>>22982278 (OP)That plant looks so alone. Poor plant.
Someone should go in and pick up the plant. Put it on the chairs. Talk to it. All the single people shooed into the 4seat systems 3 people, one plant, any extra pull a chair around. Arm around the plant.
Take plant for a drive. Make a room for the plant.
Go to the restaraunt: "Where's the plant?"
Knock knock. "Time to talk shit plant." Share some music instead of the abundant awkward silences The Plant has endured outside of, ignored as ambiance.
Get The Plant some clothes. Some pants for their pot that wouldn't look out of place anywhere swish. Go to a hotel. Play fish in a high rise room. Lose. Watch in house movies, stuff still in the cinema. "This used to be special before piracy". Give The Plant an eye patch. Go on a boat.

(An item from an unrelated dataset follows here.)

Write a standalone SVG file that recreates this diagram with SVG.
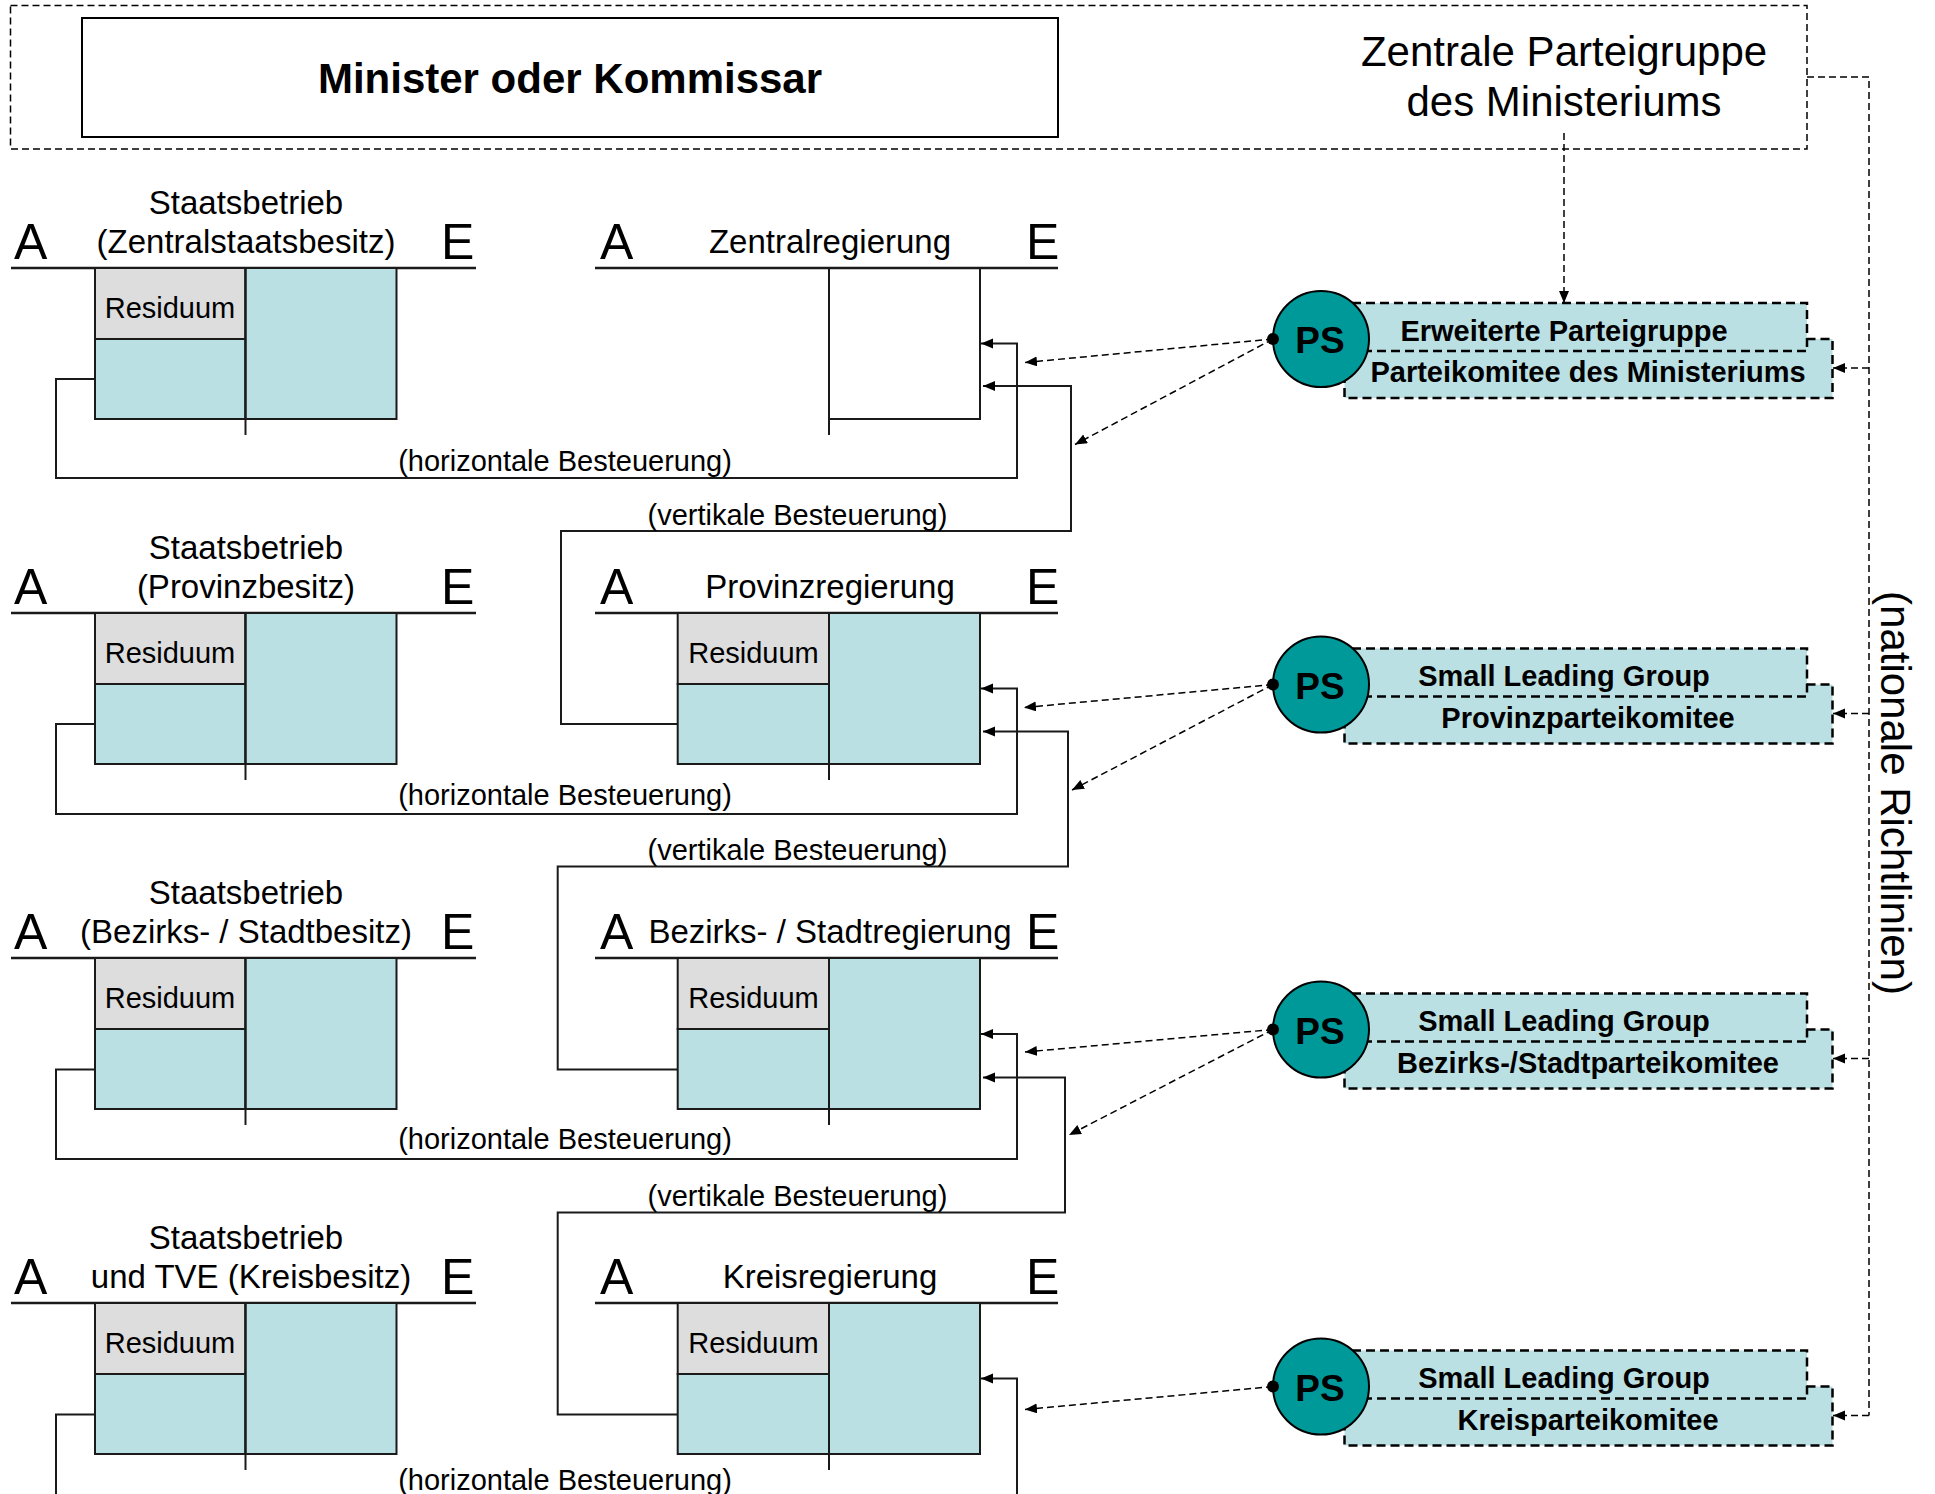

Put photos of outings in The Plant's corner. Put The Plant on a robotic set of wheels, little platform and shelf, tray for others to buy strange stuff, select books, what people think best, swapping to pay, putting back when leaving so more is there, somewhere safe. Plant Serving and moving about by leaves subtle movements and assumptions of The Plant's character. Hold a birthday party whenever The Plant takes credit for, celebrities, patrons, The Plant gets the presents and attention, but generously gives them to whoever shares the date/day. Writers can write history and ahead for the plant. It's character. Aims. Preferences. Eg the plant likes broke writers writing The Plant passages for scraps and near expired food, excess, at the end of the day/night. Bunch of writers at once carefully do little relay runs, then resume when others are done/exhausted. Endings win the king's portion, losers water the plant. Winners water the plant. The plant is left ownership of the shop. Welcome to The Plant Restaraunt.